[Python-Dev] More compact dictionaries with faster iteration

Raymond Hettinger raymond.hettinger at gmail.com
Sun May 19 07:27:36 CEST 2013


On May 15, 2013, at 4:32 AM, Christian Tismer <tismer at stackless.com> wrote:

> What is the current status of this discussion?
> I'd like to know whether it is a considered alternative implementation.

As far as I can tell, I'm the only one working on it (and a bit slowly at that).
My plan is to implement it for frozensets to see how it works out.

Frozensets are a nice first experiment for several reasons:
* The current implementation is cleaner than dictionaries
   (which have become more complicated due to key-sharing).
* It will be easy to benchmark (by racing sets vs frozen sets)
   for an apples-to-apples comparison.
* There is no need to have a list-like over-allocation scheme
   since frozensets can't grow after they are created. 
   That will guarantee a significant space savings and
   it will simplify the coding.
* I wrote the code for setobject.c so I know all the ins-and-outs. 


> 
> There is also a discussion in python-ideas right now where this
> alternative is mentioned, and I think especially for small dicts
> as **kwargs, it could be a cheap way to introduce order.

The compaction of keys and values into a dense array was
intended to save space, improve cache performance, and
improve iteration speed.  The ordering was just a side-effect
and one that is easily disturbed if keys ever get deleted.

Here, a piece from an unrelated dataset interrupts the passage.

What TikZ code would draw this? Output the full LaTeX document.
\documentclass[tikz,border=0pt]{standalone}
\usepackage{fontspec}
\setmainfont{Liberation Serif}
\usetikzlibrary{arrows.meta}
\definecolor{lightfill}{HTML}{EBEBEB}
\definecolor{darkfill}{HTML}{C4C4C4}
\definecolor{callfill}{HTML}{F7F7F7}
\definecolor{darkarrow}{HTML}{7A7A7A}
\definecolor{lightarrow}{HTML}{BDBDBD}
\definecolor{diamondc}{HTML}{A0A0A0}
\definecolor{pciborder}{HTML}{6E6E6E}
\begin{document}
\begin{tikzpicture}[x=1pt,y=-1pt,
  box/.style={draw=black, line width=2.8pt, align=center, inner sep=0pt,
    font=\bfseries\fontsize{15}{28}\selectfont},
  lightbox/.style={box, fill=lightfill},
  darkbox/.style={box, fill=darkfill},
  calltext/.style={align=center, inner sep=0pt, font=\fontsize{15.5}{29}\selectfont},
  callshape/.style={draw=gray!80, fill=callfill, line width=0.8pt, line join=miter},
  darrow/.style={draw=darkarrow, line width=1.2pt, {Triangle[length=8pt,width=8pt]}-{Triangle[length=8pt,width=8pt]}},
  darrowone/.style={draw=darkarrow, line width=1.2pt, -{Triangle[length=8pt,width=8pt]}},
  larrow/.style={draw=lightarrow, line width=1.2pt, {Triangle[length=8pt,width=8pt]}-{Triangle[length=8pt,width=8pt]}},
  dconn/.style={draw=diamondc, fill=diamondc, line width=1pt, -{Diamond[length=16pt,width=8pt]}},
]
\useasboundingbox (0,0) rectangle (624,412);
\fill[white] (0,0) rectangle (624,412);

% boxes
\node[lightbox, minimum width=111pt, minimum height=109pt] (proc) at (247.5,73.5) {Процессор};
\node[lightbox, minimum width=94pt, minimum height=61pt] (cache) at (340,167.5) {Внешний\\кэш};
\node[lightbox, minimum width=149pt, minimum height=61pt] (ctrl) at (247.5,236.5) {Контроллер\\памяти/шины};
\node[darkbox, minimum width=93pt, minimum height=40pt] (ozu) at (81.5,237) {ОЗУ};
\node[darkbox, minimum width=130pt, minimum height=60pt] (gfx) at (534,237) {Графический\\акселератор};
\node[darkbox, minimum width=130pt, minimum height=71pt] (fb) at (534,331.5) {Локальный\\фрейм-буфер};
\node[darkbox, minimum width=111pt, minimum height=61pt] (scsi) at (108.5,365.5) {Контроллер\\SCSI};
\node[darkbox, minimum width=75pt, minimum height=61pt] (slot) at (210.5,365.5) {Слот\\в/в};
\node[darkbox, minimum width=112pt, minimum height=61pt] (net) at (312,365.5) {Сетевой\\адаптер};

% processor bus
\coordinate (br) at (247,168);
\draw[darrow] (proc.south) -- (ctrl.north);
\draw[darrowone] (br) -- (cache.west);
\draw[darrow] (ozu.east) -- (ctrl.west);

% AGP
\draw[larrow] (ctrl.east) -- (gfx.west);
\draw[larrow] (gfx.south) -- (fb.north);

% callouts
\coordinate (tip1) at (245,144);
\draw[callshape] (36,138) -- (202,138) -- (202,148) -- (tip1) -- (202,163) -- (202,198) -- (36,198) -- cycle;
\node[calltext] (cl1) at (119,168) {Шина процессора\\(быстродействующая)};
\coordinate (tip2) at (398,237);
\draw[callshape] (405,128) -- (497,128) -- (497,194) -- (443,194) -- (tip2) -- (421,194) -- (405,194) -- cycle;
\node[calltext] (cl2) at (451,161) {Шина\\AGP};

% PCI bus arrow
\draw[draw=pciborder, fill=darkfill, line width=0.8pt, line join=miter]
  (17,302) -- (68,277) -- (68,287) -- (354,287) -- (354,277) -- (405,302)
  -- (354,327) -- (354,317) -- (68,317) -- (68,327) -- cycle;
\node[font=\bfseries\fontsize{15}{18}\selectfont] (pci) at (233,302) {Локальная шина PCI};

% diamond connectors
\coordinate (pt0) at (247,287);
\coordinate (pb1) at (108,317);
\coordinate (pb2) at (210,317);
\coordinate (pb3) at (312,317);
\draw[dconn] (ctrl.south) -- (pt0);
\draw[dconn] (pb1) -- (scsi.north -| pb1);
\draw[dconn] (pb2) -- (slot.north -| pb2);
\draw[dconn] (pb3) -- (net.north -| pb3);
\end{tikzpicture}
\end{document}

So a compacted dict might be a cheap way to introduce order
for kwargs, but it would need special handling if the user decided
to delete keys.

BTW, I'm +1 on the idea for ordering keyword-args.  It makes
it easier to debug if the arguments show-up in the order they
were created.  AFAICT, no purpose is served by scrambling them
(which is exacerbated by the new randomized hashing security feature).